Thank goodness. I sort of backed away from this thread, thinking I was just dense and didn’t get it. The phrase “make up any ol’ excuse test” sounds about right. So then, assuming that gays are not a “suspect group”, or mentally/morally deficient, or have criminal tendencies, and straights who are infertile can get married (or can marry for money e.g.), then what would be a true (not a fake) rational basis (meaning based on a truly rational and valid reason) for denying gays equal standing? The reason many are not satisfied with civil unions is because they are all too aware of the way “separate but equal” has worked in the past.

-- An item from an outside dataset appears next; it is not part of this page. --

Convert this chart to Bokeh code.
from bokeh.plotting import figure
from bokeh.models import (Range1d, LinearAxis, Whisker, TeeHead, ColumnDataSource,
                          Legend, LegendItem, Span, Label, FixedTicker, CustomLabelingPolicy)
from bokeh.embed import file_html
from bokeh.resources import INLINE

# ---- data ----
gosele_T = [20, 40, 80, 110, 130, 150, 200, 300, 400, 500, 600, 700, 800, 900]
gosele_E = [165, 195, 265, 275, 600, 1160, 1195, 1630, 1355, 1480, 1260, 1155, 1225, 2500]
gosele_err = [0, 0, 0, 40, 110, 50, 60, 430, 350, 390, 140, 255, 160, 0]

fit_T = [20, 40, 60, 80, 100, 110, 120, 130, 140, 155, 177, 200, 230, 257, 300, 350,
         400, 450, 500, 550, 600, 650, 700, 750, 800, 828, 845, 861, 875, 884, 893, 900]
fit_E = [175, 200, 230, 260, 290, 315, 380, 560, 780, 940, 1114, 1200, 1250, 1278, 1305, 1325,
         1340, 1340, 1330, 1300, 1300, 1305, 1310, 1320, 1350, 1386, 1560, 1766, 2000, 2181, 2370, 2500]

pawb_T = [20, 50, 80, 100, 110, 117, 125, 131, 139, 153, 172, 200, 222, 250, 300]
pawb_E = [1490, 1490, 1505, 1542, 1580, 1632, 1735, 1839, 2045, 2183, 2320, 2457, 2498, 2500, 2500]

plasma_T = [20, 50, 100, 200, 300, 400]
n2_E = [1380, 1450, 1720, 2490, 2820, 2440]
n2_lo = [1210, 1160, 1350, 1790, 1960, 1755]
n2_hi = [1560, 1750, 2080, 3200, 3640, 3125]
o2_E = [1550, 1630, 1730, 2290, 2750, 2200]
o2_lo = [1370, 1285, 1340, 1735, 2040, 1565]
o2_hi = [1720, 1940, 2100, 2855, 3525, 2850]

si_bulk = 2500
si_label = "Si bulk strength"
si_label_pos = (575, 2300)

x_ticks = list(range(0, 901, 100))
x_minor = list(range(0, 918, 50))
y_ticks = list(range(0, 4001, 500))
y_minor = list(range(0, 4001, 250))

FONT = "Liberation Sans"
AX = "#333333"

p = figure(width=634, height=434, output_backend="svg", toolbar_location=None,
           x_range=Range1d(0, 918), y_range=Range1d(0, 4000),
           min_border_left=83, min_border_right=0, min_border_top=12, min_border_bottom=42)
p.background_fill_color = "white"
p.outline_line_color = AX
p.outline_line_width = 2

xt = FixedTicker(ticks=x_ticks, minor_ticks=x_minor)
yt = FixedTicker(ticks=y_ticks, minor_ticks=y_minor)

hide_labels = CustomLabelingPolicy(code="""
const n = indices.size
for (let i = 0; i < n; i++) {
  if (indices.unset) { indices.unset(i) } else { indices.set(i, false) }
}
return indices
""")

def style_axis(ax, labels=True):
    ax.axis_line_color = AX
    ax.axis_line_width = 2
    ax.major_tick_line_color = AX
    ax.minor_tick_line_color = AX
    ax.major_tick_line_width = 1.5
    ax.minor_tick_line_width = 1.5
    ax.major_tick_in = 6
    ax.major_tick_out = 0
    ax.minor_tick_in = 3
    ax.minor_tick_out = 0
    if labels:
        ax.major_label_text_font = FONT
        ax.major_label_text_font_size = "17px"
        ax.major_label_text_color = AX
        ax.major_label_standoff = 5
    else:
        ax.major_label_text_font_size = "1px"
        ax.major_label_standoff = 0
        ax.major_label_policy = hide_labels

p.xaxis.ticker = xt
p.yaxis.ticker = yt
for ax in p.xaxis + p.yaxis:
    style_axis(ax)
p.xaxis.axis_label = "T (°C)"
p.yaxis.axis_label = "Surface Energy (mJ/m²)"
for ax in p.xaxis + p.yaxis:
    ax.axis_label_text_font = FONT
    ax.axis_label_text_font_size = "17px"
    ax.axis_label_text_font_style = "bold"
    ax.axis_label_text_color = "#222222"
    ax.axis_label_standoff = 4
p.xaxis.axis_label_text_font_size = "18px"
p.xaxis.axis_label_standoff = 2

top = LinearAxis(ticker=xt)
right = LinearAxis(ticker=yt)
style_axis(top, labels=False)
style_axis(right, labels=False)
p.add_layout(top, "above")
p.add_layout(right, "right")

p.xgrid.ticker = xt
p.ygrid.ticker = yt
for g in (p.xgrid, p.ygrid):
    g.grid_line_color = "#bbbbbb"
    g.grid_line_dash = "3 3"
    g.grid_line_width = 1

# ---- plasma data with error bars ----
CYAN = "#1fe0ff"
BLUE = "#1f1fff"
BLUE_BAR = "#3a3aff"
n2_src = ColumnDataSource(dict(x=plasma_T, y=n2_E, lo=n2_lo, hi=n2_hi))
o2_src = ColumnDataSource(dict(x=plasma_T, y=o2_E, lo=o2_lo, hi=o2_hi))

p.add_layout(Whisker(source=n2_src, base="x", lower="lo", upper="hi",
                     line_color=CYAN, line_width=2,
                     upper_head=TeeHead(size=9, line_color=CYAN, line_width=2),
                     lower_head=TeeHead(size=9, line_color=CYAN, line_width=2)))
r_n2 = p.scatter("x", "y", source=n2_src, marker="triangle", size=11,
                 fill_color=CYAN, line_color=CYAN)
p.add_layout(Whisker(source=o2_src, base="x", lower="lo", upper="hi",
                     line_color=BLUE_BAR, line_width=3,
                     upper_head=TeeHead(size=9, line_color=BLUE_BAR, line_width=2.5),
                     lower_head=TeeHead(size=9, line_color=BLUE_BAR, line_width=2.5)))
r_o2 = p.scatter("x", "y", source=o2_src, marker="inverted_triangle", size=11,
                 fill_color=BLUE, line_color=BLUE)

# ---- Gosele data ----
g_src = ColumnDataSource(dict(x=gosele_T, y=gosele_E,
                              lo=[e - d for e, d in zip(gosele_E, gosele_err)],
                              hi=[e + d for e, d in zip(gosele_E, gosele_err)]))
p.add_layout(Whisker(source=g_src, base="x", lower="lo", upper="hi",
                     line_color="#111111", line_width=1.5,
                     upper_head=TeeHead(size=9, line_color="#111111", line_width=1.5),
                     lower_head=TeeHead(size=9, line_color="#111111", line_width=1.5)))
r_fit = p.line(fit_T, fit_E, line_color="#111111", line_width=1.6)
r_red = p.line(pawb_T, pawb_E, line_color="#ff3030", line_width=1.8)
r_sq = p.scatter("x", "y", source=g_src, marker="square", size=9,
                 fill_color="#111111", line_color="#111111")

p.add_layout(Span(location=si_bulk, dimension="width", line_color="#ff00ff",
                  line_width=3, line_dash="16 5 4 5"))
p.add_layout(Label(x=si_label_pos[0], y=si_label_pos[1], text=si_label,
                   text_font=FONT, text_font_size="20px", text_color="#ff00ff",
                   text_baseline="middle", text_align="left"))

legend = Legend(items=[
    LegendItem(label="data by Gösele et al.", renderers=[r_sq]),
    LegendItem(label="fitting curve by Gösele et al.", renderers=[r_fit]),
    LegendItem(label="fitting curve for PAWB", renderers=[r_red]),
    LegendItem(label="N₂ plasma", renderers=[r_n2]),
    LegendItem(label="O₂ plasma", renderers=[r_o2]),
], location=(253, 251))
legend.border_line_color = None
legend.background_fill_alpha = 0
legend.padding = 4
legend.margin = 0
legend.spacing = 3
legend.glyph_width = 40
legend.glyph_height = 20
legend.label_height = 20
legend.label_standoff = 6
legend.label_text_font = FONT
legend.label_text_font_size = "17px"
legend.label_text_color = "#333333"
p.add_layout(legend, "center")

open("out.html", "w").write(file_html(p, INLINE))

They invoke right to privacy because they believe their private life (who to live with etc) as being interfered with. Right to privacy was one of THE big issues in Lawrence vs Texas (?). Gay marriage is being described as unconstitutional because it is not specifically mentioned in the constitution. But many other things were not specifically mentioned either. Was a federal income tax part of what the Foundering Fathers wrote long ago? How about Prohibition? How about Homeland Security? The Tennessee Valley Authority? The FBI and CIA?
It isn’t about the “sanctity of marriage”. Some of the most vocal proponents of that have been divorced.

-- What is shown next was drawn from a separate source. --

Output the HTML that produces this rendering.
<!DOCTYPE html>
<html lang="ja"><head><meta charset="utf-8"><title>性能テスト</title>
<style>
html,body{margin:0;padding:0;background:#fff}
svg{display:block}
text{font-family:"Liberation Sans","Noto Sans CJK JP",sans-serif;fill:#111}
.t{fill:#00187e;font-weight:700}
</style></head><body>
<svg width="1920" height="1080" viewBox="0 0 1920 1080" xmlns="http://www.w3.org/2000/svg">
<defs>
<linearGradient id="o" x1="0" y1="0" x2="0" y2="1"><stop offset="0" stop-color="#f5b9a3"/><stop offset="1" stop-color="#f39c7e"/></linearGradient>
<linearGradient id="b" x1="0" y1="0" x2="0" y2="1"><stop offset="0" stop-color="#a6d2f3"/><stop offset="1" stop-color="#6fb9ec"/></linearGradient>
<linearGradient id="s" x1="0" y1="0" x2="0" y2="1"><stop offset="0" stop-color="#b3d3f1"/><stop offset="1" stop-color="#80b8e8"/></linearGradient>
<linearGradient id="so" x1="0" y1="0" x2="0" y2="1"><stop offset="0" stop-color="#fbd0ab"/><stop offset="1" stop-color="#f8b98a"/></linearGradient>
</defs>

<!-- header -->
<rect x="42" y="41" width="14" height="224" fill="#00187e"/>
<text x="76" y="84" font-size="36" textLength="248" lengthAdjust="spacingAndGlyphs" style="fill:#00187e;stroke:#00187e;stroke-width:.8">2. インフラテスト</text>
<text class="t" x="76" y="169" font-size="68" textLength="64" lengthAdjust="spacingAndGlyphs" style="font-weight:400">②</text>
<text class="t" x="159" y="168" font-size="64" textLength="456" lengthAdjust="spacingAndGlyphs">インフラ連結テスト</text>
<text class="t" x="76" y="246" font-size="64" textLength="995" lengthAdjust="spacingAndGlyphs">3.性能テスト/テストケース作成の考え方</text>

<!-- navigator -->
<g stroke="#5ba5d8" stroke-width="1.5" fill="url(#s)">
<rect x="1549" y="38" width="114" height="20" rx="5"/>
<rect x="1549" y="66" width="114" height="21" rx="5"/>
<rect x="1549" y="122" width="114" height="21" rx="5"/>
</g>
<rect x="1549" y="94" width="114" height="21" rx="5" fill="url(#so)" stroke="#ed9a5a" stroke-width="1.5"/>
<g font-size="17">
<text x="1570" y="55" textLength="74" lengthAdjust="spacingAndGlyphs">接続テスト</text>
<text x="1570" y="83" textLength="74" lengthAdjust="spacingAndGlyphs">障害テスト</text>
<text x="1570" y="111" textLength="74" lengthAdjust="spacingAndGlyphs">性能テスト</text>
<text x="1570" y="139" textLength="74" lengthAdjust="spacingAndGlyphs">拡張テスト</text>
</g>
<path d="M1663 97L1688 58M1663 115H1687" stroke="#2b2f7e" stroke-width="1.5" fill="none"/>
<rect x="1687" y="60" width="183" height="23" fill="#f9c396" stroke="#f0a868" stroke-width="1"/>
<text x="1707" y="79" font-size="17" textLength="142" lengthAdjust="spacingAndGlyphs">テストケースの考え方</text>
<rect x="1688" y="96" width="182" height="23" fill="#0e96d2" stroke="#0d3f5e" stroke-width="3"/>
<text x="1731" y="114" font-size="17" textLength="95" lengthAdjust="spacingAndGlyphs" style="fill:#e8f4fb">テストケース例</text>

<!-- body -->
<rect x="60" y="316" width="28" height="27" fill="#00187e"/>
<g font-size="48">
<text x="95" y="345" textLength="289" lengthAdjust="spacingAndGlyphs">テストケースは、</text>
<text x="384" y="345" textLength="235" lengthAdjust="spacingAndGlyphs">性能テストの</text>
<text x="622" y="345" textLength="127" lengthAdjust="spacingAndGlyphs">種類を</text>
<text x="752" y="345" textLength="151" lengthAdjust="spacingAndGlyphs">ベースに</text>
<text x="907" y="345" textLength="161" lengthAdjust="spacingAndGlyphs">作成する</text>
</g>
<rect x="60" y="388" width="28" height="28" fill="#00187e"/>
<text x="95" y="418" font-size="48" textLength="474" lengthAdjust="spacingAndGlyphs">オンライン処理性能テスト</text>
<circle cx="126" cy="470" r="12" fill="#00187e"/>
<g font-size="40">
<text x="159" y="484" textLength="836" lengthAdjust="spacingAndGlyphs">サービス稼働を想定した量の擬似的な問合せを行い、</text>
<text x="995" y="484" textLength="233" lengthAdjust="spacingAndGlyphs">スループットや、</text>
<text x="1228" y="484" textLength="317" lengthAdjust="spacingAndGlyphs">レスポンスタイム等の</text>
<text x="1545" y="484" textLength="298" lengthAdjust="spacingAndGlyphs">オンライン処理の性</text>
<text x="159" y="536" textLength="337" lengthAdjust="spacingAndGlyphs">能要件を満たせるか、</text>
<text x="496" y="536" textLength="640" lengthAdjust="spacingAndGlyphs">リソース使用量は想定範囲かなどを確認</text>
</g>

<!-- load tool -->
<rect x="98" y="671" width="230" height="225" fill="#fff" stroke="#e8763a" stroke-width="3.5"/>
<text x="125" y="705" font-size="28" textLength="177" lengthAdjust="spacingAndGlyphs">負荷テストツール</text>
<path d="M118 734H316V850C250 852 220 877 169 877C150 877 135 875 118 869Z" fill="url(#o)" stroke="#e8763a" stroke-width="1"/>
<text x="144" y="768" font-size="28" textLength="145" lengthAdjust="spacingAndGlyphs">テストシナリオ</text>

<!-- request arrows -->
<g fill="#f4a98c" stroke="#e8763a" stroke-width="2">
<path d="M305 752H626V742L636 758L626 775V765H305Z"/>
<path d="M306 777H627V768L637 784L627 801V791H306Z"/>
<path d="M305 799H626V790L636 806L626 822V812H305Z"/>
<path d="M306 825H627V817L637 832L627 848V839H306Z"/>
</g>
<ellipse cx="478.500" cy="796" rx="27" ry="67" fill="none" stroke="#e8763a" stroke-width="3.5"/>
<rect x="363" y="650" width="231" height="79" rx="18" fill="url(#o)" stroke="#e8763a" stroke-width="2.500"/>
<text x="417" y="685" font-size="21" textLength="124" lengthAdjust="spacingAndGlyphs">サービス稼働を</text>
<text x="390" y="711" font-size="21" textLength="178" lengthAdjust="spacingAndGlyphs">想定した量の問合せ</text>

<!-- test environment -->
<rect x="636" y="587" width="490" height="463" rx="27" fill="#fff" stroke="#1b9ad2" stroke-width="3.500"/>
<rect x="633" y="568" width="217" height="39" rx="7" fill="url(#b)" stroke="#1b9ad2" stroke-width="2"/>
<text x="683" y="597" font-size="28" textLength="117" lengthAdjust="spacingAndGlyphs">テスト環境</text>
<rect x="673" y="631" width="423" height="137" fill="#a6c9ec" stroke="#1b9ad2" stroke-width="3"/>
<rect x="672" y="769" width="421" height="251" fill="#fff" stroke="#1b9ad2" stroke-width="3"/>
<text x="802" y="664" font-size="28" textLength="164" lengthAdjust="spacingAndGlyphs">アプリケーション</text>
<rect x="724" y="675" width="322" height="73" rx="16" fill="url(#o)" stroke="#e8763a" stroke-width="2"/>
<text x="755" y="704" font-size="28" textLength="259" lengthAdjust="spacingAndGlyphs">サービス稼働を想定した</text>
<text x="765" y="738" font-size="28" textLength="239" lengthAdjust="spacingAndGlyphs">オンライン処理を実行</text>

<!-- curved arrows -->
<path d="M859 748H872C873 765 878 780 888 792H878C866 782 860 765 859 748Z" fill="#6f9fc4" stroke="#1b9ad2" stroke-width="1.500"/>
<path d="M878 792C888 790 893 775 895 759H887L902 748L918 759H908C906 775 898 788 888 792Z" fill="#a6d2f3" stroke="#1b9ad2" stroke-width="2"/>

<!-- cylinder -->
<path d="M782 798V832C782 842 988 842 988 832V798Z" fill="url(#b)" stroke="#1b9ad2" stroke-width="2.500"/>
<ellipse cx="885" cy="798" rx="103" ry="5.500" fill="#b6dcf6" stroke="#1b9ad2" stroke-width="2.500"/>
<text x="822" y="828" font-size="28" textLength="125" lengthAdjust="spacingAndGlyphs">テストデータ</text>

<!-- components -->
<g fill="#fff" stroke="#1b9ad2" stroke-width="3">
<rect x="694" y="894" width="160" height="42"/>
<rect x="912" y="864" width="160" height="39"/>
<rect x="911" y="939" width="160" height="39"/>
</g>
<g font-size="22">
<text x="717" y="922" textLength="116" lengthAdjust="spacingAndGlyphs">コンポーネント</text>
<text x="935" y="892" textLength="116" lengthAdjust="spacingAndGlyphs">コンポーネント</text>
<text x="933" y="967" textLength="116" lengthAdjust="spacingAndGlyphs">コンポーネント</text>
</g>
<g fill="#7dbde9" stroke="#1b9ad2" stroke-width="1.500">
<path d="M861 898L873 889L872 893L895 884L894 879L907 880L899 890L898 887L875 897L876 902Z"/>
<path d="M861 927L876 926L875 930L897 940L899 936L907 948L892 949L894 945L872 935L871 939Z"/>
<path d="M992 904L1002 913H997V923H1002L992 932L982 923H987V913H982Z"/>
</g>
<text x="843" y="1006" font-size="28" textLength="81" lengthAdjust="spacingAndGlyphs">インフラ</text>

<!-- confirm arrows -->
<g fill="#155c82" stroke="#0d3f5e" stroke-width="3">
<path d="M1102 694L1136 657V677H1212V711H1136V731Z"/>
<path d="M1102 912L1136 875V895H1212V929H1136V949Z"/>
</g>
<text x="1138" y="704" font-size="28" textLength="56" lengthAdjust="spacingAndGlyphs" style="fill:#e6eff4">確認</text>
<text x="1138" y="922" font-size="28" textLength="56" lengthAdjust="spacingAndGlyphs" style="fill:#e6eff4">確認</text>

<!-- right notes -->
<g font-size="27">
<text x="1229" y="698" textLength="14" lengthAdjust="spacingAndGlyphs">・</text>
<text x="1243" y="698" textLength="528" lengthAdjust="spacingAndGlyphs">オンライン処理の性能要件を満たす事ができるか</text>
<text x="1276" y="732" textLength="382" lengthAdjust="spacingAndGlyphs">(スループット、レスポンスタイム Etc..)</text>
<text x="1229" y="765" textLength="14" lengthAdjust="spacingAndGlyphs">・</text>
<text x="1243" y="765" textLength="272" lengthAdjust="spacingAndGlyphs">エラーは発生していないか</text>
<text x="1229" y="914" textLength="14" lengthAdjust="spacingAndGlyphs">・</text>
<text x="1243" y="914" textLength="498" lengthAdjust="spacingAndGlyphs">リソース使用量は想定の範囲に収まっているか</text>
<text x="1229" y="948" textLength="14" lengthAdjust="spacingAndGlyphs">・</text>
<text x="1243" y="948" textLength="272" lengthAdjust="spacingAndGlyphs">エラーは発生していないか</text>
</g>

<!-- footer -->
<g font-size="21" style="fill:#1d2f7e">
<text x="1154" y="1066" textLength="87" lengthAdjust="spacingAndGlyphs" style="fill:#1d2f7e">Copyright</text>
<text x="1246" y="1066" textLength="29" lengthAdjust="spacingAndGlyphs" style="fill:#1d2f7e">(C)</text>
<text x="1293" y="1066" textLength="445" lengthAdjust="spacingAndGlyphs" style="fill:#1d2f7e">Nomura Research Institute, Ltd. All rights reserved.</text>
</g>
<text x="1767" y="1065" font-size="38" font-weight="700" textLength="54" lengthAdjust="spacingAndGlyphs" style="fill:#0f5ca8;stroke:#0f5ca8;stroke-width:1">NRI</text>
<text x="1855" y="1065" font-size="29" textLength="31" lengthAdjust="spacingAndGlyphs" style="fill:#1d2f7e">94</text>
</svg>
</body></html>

It isn’t about procreation. Many married people either can’t have children or don’t want children.
It isn’t about defending marriage. Straights are already making a mockery out of it.

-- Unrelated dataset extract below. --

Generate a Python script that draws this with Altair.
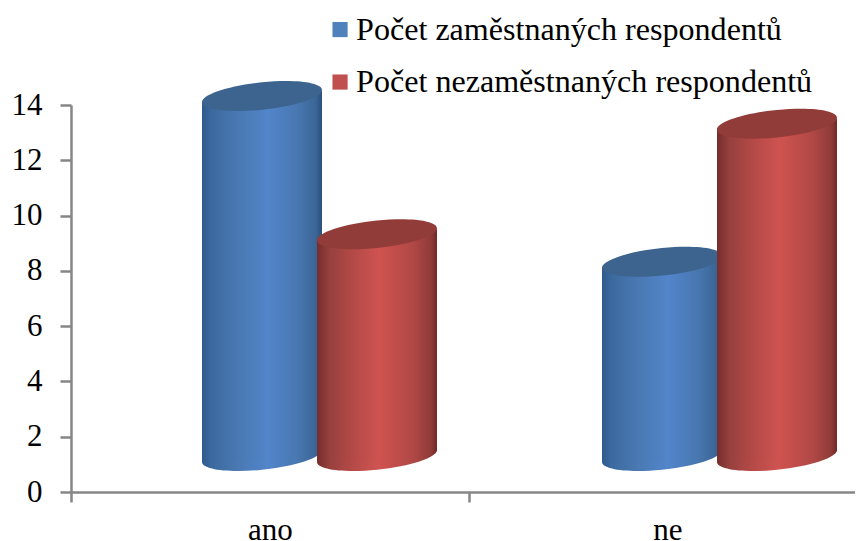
import altair as alt
import pandas as pd

categories = ["ano", "ne"]
series_names = ["Počet zaměstnaných respondentů", "Počet nezaměstnaných respondentů"]
employed = [14, 8]
unemployed = [9, 13]
floor_value = 1.3

BLUE, RED = "#4f81bd", "#c0504d"
FONT = "Liberation Serif"
WIDTH = 120
ELLIPSE = "M-1,0.1 A1.005,0.228,-6,1,1,1,-0.1 A1.005,0.228,-6,1,1,-1,0.1 Z"


def gradient(stops):
    return alt.Gradient(
        gradient="linear", x1=0, x2=1, y1=0, y2=0,
        stops=[alt.GradientStop(offset=o, color=c) for o, c in stops],
    )


blue_stops = [(0, "#2f5a8c"), (0.08, "#3c6a9f"), (0.3, "#4a79b3"), (0.5, "#5083c6"),
              (0.55, "#5285ca"), (0.8, "#4877b0"), (0.95, "#3b6596"), (1, "#2b4f7a")]
red_stops = [(0, "#752d2b"), (0.1, "#96403d"), (0.3, "#b54a47"), (0.5, "#ce5350"),
             (0.52, "#cf5350"), (0.8, "#b04845"), (0.95, "#8f3b38"), (1, "#6f2b29")]


def left_half(stops):
    return gradient([(o * 2, c) for o, c in stops if o <= 0.5])


def right_half(stops):
    return gradient([((o - 0.5) * 2, c) for o, c in stops if o >= 0.5])


y_scale = alt.Scale(domain=[0, 14], nice=False)
x_marks = alt.X("cat:N", sort=categories, title=None, axis=None,
                scale=alt.Scale(paddingInner=0, paddingOuter=0, range=[0, 800]))
x_axis = alt.X(
    "cat:N", sort=categories, title=None,
    scale=alt.Scale(paddingInner=0, paddingOuter=0, range=[0, 795]),
    axis=alt.Axis(labelAngle=0, labelFont=FONT, labelFontSize=31, labelColor="#000000",
                  labelPadding=13, domainColor="#868686", domainWidth=2.5, tickColor="#868686",
                  tickWidth=2.5, tickSize=10, tickBand="extent", labelBaseline="top"),
)
y_axis = alt.Axis(values=list(range(0, 15, 2)), grid=False, labelFont=FONT, labelFontSize=31,
                  labelColor="#000000", labelPadding=18, domainColor="#868686", domainWidth=2.5,
                  tickColor="#868686", tickWidth=2.5, tickSize=11, title=None)
y_enc = alt.Y("value:Q", title=None, scale=y_scale, axis=y_axis)


def cylinder(values, stops, top, dx):
    df = pd.DataFrame({"cat": categories, "value": values, "base": [floor_value] * len(categories)})
    left = alt.Chart(df).mark_bar(size=WIDTH / 2 + 2, fill=left_half(stops), xOffset=dx - WIDTH / 4 + 1,
                                  yOffset=-4, y2Offset=5).encode(
        x=x_marks, y=y_enc, y2=alt.Y2("base:Q"))
    right = alt.Chart(df).mark_bar(size=WIDTH / 2, fill=right_half(stops), xOffset=dx + WIDTH / 4,
                                   yOffset=-14, y2Offset=-5).encode(
        x=x_marks, y=y_enc, y2=alt.Y2("base:Q"))
    foot = alt.Chart(df).mark_point(shape=ELLIPSE, size=WIDTH**2, fill=gradient(stops), filled=True,
                                    opacity=1, strokeWidth=0, xOffset=dx).encode(
        x=x_marks, y=alt.Y("base:Q", title=None, scale=y_scale, axis=y_axis))
    cap = alt.Chart(df).mark_point(shape=ELLIPSE, size=WIDTH**2, fill=top, filled=True,
                                   opacity=1, strokeWidth=0, xOffset=dx, yOffset=-9).encode(
        x=x_marks, y=y_enc)
    return [foot, left, right, cap]


legend_df = pd.DataFrame({"cat": categories * 2, "value": [0, 0, 0, 0],
                          "series": [series_names[0]] * 2 + [series_names[1]] * 2})
legend_layer = alt.Chart(legend_df).mark_point(size=0, filled=True, opacity=1).encode(
    x=x_axis, y=y_enc,
    fill=alt.Fill("series:N", sort=series_names, title=None,
                  scale=alt.Scale(domain=series_names, range=[BLUE, RED]),
                  legend=alt.Legend(orient="none", legendX=250, legendY=-91.5, symbolType="square",
                                    symbolSize=230, symbolOpacity=1, symbolOffset=3, labelFont=FONT,
                                    labelFontSize=32.1, labelColor="#000000", labelLimit=600,
                                    rowPadding=19.5, labelOffset=0, symbolStrokeWidth=0)),
)

layers = (cylinder(employed, blue_stops, "#3c648f", -9)
          + cylinder(unemployed, red_stops, "#923c39", 106)
          + [legend_layer])

chart = alt.layer(*layers).resolve_scale(x="independent").properties(
    width=784, height=387,
    padding={"left": 63, "top": 97, "right": 0, "bottom": 50},
    autosize=alt.AutoSizeParams(type="none"),
    background="#ffffff",
).configure_view(stroke=None)

chart.save("out.html", embed_options={"renderer": "svg", "actions": False})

It isn’t for the children. There are far too many horror stories about child abuse in so-called marriages.
So what is the real reason?
Religiosity, ignorance, prejudice and hypocrisy. Maybe some of the noisiest “pro marriage” people need to have their own dirty laundry dragged out in public. Divorcers, child beaters, wife beaters, philanderers and adulterers, abusive drunks, people who default on child support, and any closeted gays who help them. Maybe we need one muthah of an outing party.
I expect the courts would look at your hypo as violative of the test laid out in Palko v. Connecticut and/or Moore v. East Cleveland. The first case gave us the protection of “fundamental liberties” that are “implicit in the concept of ordered liberty,” such that “neither liberty nor justice would exist if [they] were sacrificed.” The second gave us the test that asks if the liberty interest in question was “'deeply rooted in this Nation’s history and tradition”. Both of these are, as you suggest, substantive due process analytical tools.
Why not go straight to Loving and Zablocki? Didn’t those hold marriage is a fundamental right?
Marriage, as in one man and one woman. I can’t imagine anyone giving serious thought to marriage meaning anything else back then. But even so, it was not a very intelligent thing to say. States could decline to recognize any and all types of marriages, and the feds would not be in a position to force them to, as they would with a real fundamental right (such as free speech). Is that not so?
In the context of that time, too, the idea of “living in sin” just wasn’t social acceptable. IIRC, in some states it was actually illegal. So, marriage was often the only option a couple had. I’m not sure that would have much legal merit, but it does help understand how people thought about marriage 30 or 40 years ago.
I was focusing on more the “forced” fertility component of Polycarp’s hypo.
I think Loving is inapposite. It resolved the issue by simple application of the Equal Protection Clause:
It then went on to say that the Due Process Clause was also violated. But note well WHY:
And before then, marriage was between one man and one woman of the same race. And before then marriage was between one man and one piece of property. And before then, marriage was between one landowner and one person of equal class. Marriage is, from the government’s point of view, a simple contractual relationship, a simple licensing law. Consistently changing the definition of marriage to exclude those you don’t like (race in loving, those with outstanding child support debts in Zablocki, and now same sex partners, undermines what marriage really is.